◆ **Problem to solve**: Can you output, word for word, the lines between the one holding "Clone this chart in matplotlib." and the one holding "post_neg_label = [17, 14]", inclusive, leaving out any pictures?

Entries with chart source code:

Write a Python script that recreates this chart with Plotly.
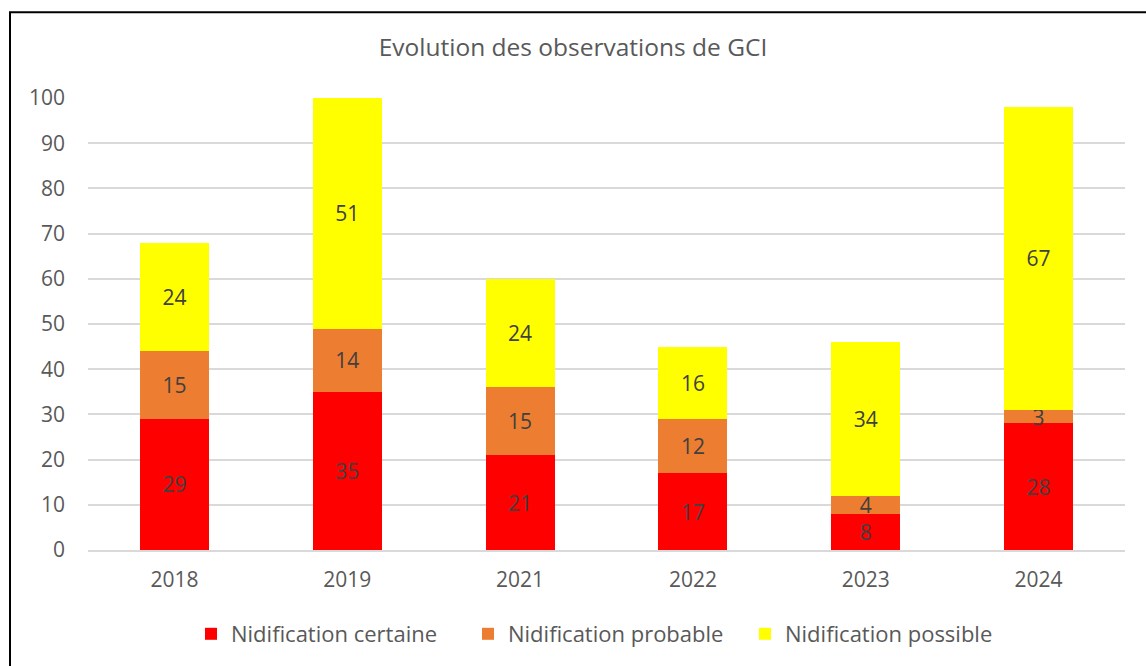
import plotly.graph_objects as go

years = ["2018", "2019", "2021", "2022", "2023", "2024"]
certaine = [29, 35, 21, 17, 8, 28]
probable = [15, 14, 15, 12, 4, 3]
possible = [24, 51, 24, 16, 34, 67]
series_names = ["Nidification certaine", "Nidification probable", "Nidification possible"]
colors = ["#FF0000", "#ED7D31", "#FFFF00"]

FONT = "Open Sans"
LBL = 21
fig = go.Figure()
for name, vals, col in zip(series_names, [certaine, probable, possible], colors):
    fig.add_trace(go.Bar(
        x=years, y=vals, name=name, marker=dict(color=col, line=dict(width=0)),
        text=[str(v) for v in vals], textposition="inside", insidetextanchor="middle",
        textangle=0,
        textfont=dict(family=FONT, size=LBL, color="#404040"), constraintext="none",
    ))

L, R, T, B = 88, 21, 98, 115
W, H = 1146, 666
pw, ph = W - L - R, H - T - B

fig.update_layout(
    barmode="stack", bargap=0.6,
    width=W, height=H,
    margin=dict(l=L, r=R, t=T, b=B),
    paper_bgcolor="white", plot_bgcolor="white",
    title=dict(text="Evolution des observations de GCI", x=0.5, xanchor="center",
               y=1 - 47 / H, yanchor="middle",
               font=dict(family=FONT, size=24.5, color="#595959")),
    font=dict(family=FONT, color="#595959"),
    legend=dict(orientation="h", x=0.5, xanchor="center", y=(ph - (634 - T)) / ph,
                yanchor="middle", font=dict(family=FONT, size=22, color="#595959"),
                traceorder="normal", itemwidth=30, entrywidth=232, entrywidthmode="pixels"),
    xaxis=dict(showgrid=False, showline=True, linecolor="#D9D9D9", linewidth=1.5,
               tickfont=dict(family=FONT, size=21, color="#595959"), ticks="",
               ticklabelstandoff=10),
    yaxis=dict(range=[0, 100], dtick=10, showgrid=True, gridcolor="#D9D9D9", gridwidth=1.5,
               zeroline=False, showline=False,
               tickfont=dict(family=FONT, size=21, color="#595959"),
               ticklabelstandoff=22),
    uniformtext=dict(mode="show", minsize=LBL),
)

fig.add_shape(type="rect", xref="paper", yref="paper",
              x0=(10 - L) / pw, x1=(W + 5 - L) / pw,
              y0=(ph + T - (H + 5)) / ph, y1=(ph + T - 12) / ph,
              line=dict(color="black", width=2), fillcolor="rgba(0,0,0,0)", layer="below")

fig.write_html("out.html", config={"displayModeBar": False})
with open("out.html", encoding="utf-8") as f:
    html = f.read()
html = html.replace("<head>", "<head><style>html,body{margin:0;padding:0;overflow:hidden}</style>", 1)
with open("out.html", "w", encoding="utf-8") as f:
    f.write(html)
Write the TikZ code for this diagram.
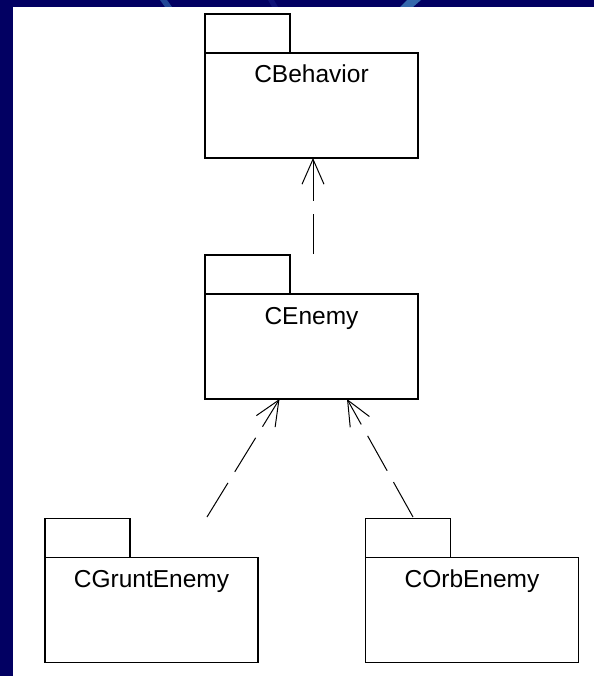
\documentclass[tikz,border=0pt]{standalone}
\usepackage{fontspec}
\setmainfont{Liberation Sans}
\usetikzlibrary{arrows.meta,positioning}
\definecolor{navy}{RGB}{2,0,98}
\definecolor{swoosha}{RGB}{34,70,150}
\definecolor{swooshb}{RGB}{14,16,118}
\definecolor{swooshc}{RGB}{52,104,172}
\begin{document}
\begin{tikzpicture}[x=1pt,y=-1pt,
	pkg/.style={draw, line width=1.3pt, outer sep=0pt, inner xsep=0pt, inner ysep=0pt,
		minimum width=213pt, text height=30pt, text depth=75pt,
		font=\fontsize{24.5}{29}\selectfont},
	tab/.style={draw, line width=1.3pt, outer sep=0pt, inner sep=0pt,
		minimum width=85pt, minimum height=39pt, anchor=south west},
	dep/.style={line width=1pt, dash pattern=on 40pt off 13pt,
		-{Straight Barb[length=25pt,width=22pt]}}]
	% slide background
	\useasboundingbox (0,0) rectangle (594,676);
	\fill[navy] (0,0) rectangle (594,676);
	\fill[swoosha] (160,0) -- (167,0) -- (172,7) -- (165,7) -- cycle;
	\fill[swooshb] (268,0) -- (274,0) -- (278,7) -- (272,7) -- cycle;
	\fill[swooshc] (407,0) -- (421,0) -- (413,7) -- (400,7) -- cycle;
	\fill[white] (13,7) rectangle (594,676);

	\node[pkg] (beh) at (311.5,105.5) {CBehavior};
	\node[tab] (behtab) at (beh.north west) {};
	\node[pkg] (enemy) at (311.5,346.5) {CEnemy};
	\node[tab] (enemytab) at (enemy.north west) {};
	\node[pkg] (grunt) at (151.5,610) {CGruntEnemy};
	\node[tab] (grunttab) at (grunt.north west) {};
	\node[pkg] (orb) at (472,610) {COrbEnemy};
	\node[tab] (orbtab) at (orb.north west) {};

	\coordinate (e1) at (313,254);
	\coordinate (g1) at (207,517);
	\coordinate (o1) at (413,517);

	\draw[dep] (e1) -- (e1 |- beh.south);
	\draw[dep] (g1) -- ([xshift=-32pt]enemy.south);
	\draw[dep] (o1) -- ([xshift=35.5pt]enemy.south);
\end{tikzpicture}
\end{document}
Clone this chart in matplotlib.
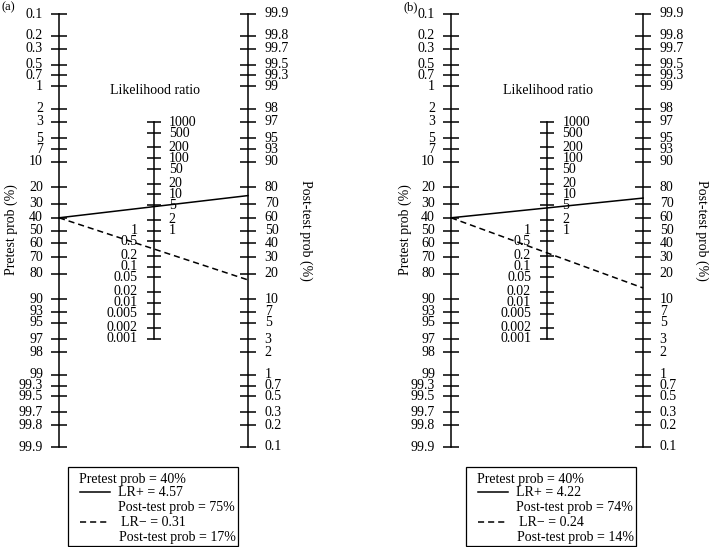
import numpy as np
import matplotlib
matplotlib.use('Agg')
import matplotlib.pyplot as plt
from matplotlib.patches import Rectangle

plt.rcParams['font.family'] = ['Liberation Serif', 'DejaVu Serif']

# ---- data ----
prob_ticks = [0.1, 0.2, 0.3, 0.5, 0.7, 1, 2, 3, 5, 7, 10, 20, 30, 40, 50,
              60, 70, 80, 90, 93, 95, 97, 98, 99, 99.3, 99.5, 99.7, 99.8, 99.9]
lr_ticks_right = [1000, 500, 200, 100, 50, 20, 10, 5, 2, 1]
lr_ticks_left = [1, 0.5, 0.2, 0.1, 0.05, 0.02, 0.01, 0.005, 0.002, 0.001]
panel_names = ['(a)', '(b)']
pretest = [40, 40]
lr_pos = [4.57, 4.22]
lr_neg = [0.31, 0.24]
post_pos_label = [75, 74]
post_neg_label = [17, 14]

# ---- layout (pixels) ----
W, H = 709, 547
panel_left_px = [59, 451]
panel_right_px = [248, 643]
box_left_px = [68, 466]
ylab_left_px = [11, 405]
ylab_right_px = [306, 702]
letter_px = [(1, 7), (403, 7)]

fig = plt.figure(figsize=(W / 100, H / 100), dpi=100)
over = fig.add_axes([0, 0, 1, 1])
over.set_xlim(0, W)
over.set_ylim(H, 0)
over.set_axis_off()

FS = 10
LW = 1.1


def lr_y(lr):
    lr = np.asarray(lr, dtype=float)
    return 1.0 / (1.0 + np.sqrt(lr))


def post_prob(pre, lr):
    odds = pre / (100 - pre) * lr
    return odds / (1 + odds)


for i in range(2):
    x0, x2 = panel_left_px[i], panel_right_px[i]
    ax = fig.add_axes([x0 / W, 100 / H, (x2 - x0) / W, 433 / H])
    ax.set_yscale('logit')
    ax.set_ylim(0.999, 0.001)
    ax.set_xlim(0, 2)
    ax.set_axis_off()

    p = np.array(prob_ticks) / 100
    # left axis (pretest)
    ax.plot([0, 0], [0.001, 0.999], color='k', lw=LW, clip_on=False)
    ax.plot(np.zeros(len(p)), p, ls='none', marker='_', ms=11, mew=LW,
            color='k', clip_on=False)
    for v in prob_ticks:
        ax.annotate(f'{v:g}', (0, v / 100), xytext=(-11.5, 0),
                    textcoords='offset points', ha='right', va='center',
                    fontsize=FS)
    # right axis (post-test)
    ax.plot([2, 2], [0.001, 0.999], color='k', lw=LW, clip_on=False)
    ax.plot(np.full(len(p), 2), 1 - p, ls='none', marker='_', ms=11, mew=LW,
            color='k', clip_on=False)
    for v in prob_ticks:
        ax.annotate(f'{v:g}', (2, 1 - v / 100), xytext=(12, 0),
                    textcoords='offset points', ha='left', va='center',
                    fontsize=FS)
    # LR axis
    lr_all = sorted(set(lr_ticks_right) | set(lr_ticks_left))
    ax.plot([1, 1], [lr_y(max(lr_all)), lr_y(min(lr_all))], color='k', lw=LW,
            clip_on=False)
    ax.plot(np.ones(len(lr_all)), lr_y(lr_all), ls='none', marker='_', ms=10,
            mew=LW, color='k', clip_on=False)
    for v in lr_ticks_right:
        ax.annotate(f'{v:g}', (1, lr_y(v)), xytext=(11, 0),
                    textcoords='offset points', ha='left', va='center',
                    fontsize=FS)
    for v in lr_ticks_left:
        ax.annotate(f'{v:g}', (1, lr_y(v)), xytext=(-11.5, 0),
                    textcoords='offset points', ha='right', va='center',
                    fontsize=FS)

    # connecting lines
    pre = pretest[i]
    qp = post_prob(pre, lr_pos[i])
    qn = post_prob(pre, lr_neg[i])
    ax.plot([0, 1, 2], [pre / 100, lr_y(lr_pos[i]), 1 - qp], color='k',
            lw=LW, clip_on=False)
    ax.plot([0, 1, 2], [pre / 100, lr_y(lr_neg[i]), 1 - qn], color='k',
            lw=LW, ls=(0, (4, 2.6)), clip_on=False)

    # texts
    xc = (x0 + x2) / 2
    over.text(xc + 1, 91, 'Likelihood ratio', ha='center', va='center',
              fontsize=FS)
    over.text(ylab_left_px[i], 230, 'Pretest prob (%)', rotation=90,
              ha='center', va='center', fontsize=FS)
    over.text(ylab_right_px[i], 230, 'Post-test prob (%)', rotation=270,
              ha='center', va='center', fontsize=FS)
    over.text(letter_px[i][0], letter_px[i][1], panel_names[i], ha='left',
              va='center', fontsize=9)

    # legend box
    bl = box_left_px[i]
    over.add_patch(Rectangle((bl, 467), 170, 79, fill=False, ec='k', lw=0.9))
    over.text(bl + 11, 479, f'Pretest prob = {pre}%', ha='left', va='center',
              fontsize=FS)
    over.plot([bl + 12, bl + 42], [492, 492], color='k', lw=LW)
    over.text(bl + 50, 492, f'LR+ = {lr_pos[i]:.2f}', ha='left', va='center',
              fontsize=FS)
    over.text(bl + 50, 508, f'Post-test prob = {post_pos_label[i]}%',
              ha='left', va='center', fontsize=FS)
    over.plot([bl + 12, bl + 42], [522, 522], color='k', lw=LW,
              ls=(0, (4, 2.6)))
    over.text(bl + 53, 522, f'LR\u2212 = {lr_neg[i]:.2f}', ha='left',
              va='center', fontsize=FS)
    over.text(bl + 51, 537, f'Post-test prob = {post_neg_label[i]}%',
              ha='left', va='center', fontsize=FS)

fig.savefig('out.png', dpi=100)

◆ **The completed task**:
Clone this chart in matplotlib.
import numpy as np
import matplotlib
matplotlib.use('Agg')
import matplotlib.pyplot as plt
from matplotlib.patches import Rectangle

plt.rcParams['font.family'] = ['Liberation Serif', 'DejaVu Serif']

# ---- data ----
prob_ticks = [0.1, 0.2, 0.3, 0.5, 0.7, 1, 2, 3, 5, 7, 10, 20, 30, 40, 50,
              60, 70, 80, 90, 93, 95, 97, 98, 99, 99.3, 99.5, 99.7, 99.8, 99.9]
lr_ticks_right = [1000, 500, 200, 100, 50, 20, 10, 5, 2, 1]
lr_ticks_left = [1, 0.5, 0.2, 0.1, 0.05, 0.02, 0.01, 0.005, 0.002, 0.001]
panel_names = ['(a)', '(b)']
pretest = [40, 40]
lr_pos = [4.57, 4.22]
lr_neg = [0.31, 0.24]
post_pos_label = [75, 74]
post_neg_label = [17, 14]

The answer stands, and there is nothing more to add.